Agent can be defined in several ways. Some people define agents as fully autonomous systems that operate independently over extended periods, using various tools to accomplish complex tasks. Others use the term to describe more prescriptive implementations that follow predefined workflows.
- Workflows are systems where LLMs and tools are orchestrated through predefined code paths.
- Agents, are systems where LLMs dynamically direct their own processes and tool usage, maintaining control over how they accomplish tasks.
You can use any LLM that supports tool calling. However, If you want to use a local LLM, I recommend using ollama. All examples leverage the qwen2:7b model. After installing Ollama, you can retrieve the model by executing the following command.
ollama pull qwen2:7b
Clone the repository and install the required dependencies to run the examples.
git clone https://github.com/buraketmen/langchain-agent.git
cd langchain-agent
python -m venv venv
venv\Scripts\activate
pip install -r requirements.txt
Here are some of the patterns you can use to build your own agent and workflows.
- Workflow: Prompt Chaining
- Workflow: Parallelization
- Workflow: Routing
- Workflow: Orchestrator-worker
- Workflow: Evaluator-optimizer
- Agent
- Agent: Pre-built
You can run all the examples by running the following command.

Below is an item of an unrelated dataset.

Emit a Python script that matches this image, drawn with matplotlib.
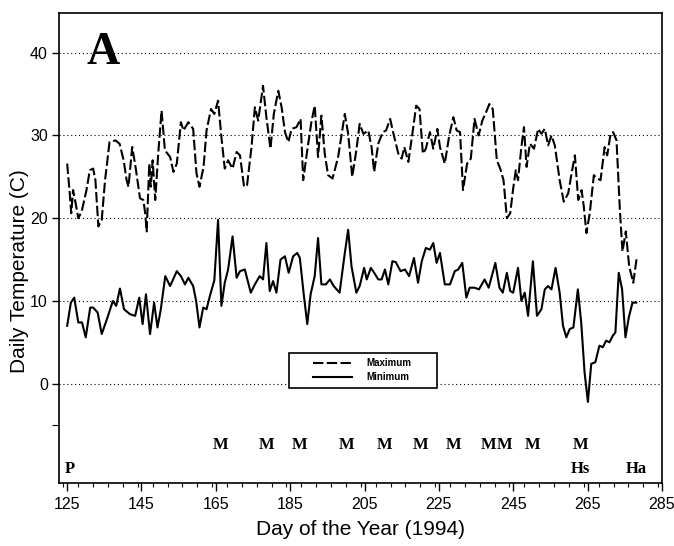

python <example-name>/main.py
# e.g. python prompt-chaining/main.py
Prompt chaining decomposes a task into a sequence of steps, where each LLM call processes the output of the previous one. You can add programmatic checks (see "GATE in the diagram below) on any intermediate steps to ensure that the process is still on track.
This workflow is ideal for situations where the task can be easily and cleanly decomposed into fixed subtasks. The main goal is to trade off latency for higher accuracy, by making each LLM call an easier task.
LLMs can sometimes work simultaneously on a task and have their outputs aggregated programmatically. This workflow, parallelization, manifests in two key variations:
- Sectioning: Breaking a task into independent subtasks run in parallel.
- Voting: Running the same task multiple times to get diverse outputs.
Parallelization is effective when the divided subtasks can be parallelized for speed, or when multiple perspectives or attempts are needed for higher confidence results. For complex tasks with multiple considerations, LLMs generally perform better when each consideration is handled by a separate LLM call, allowing focused attention on each specific aspect.
Routing classifies an input and directs it to a specialized followup task. This workflow allows for separation of concerns, and building more specialized prompts. Without this workflow, optimizing for one kind of input can hurt performance on other inputs.
Routing works well for complex tasks where there are distinct categories that are better handled separately, and where classification can be handled accurately, either by an LLM or a more traditional classification model/algorithm.
In the orchestrator-workers workflow, a central LLM dynamically breaks down tasks, delegates them to worker LLMs, and synthesizes their results.
This workflow is well-suited for complex tasks where you can’t predict the subtasks needed (in coding, for example, the number of files that need to be changed and the nature of the change in each file likely depend on the task). Whereas it’s topographically similar, the key difference from parallelization is its flexibility—subtasks aren't pre-defined, but determined by the orchestrator based on the specific input.
In the evaluator-optimizer workflow, one LLM call generates a response while another provides evaluation and feedback in a loop.
This workflow is particularly effective when we have clear evaluation criteria, and when iterative refinement provides measurable value. The two signs of good fit are, first, that LLM responses can be demonstrably improved when a human articulates their feedback; and second, that the LLM can provide such feedback. This is analogous to the iterative writing process a human writer might go through when producing a polished document.
Agents can handle sophisticated tasks, but their implementation is often straightforward. They are typically just LLMs using tools based on environmental feedback in a loop. It is therefore crucial to design toolsets and their documentation clearly and thoughtfully.
Agents can be used for open-ended problems where it’s difficult or impossible to predict the required number of steps, and where you can’t hardcode a fixed path. The LLM will potentially operate for many turns, and you must have some level of trust in its decision-making. Agents' autonomy makes them ideal for scaling tasks in trusted environments.
LangGraph provides a set of pre-built agents that can be used out of the box. These agents are designed to be used in a variety of use cases and can be customized to fit your specific needs.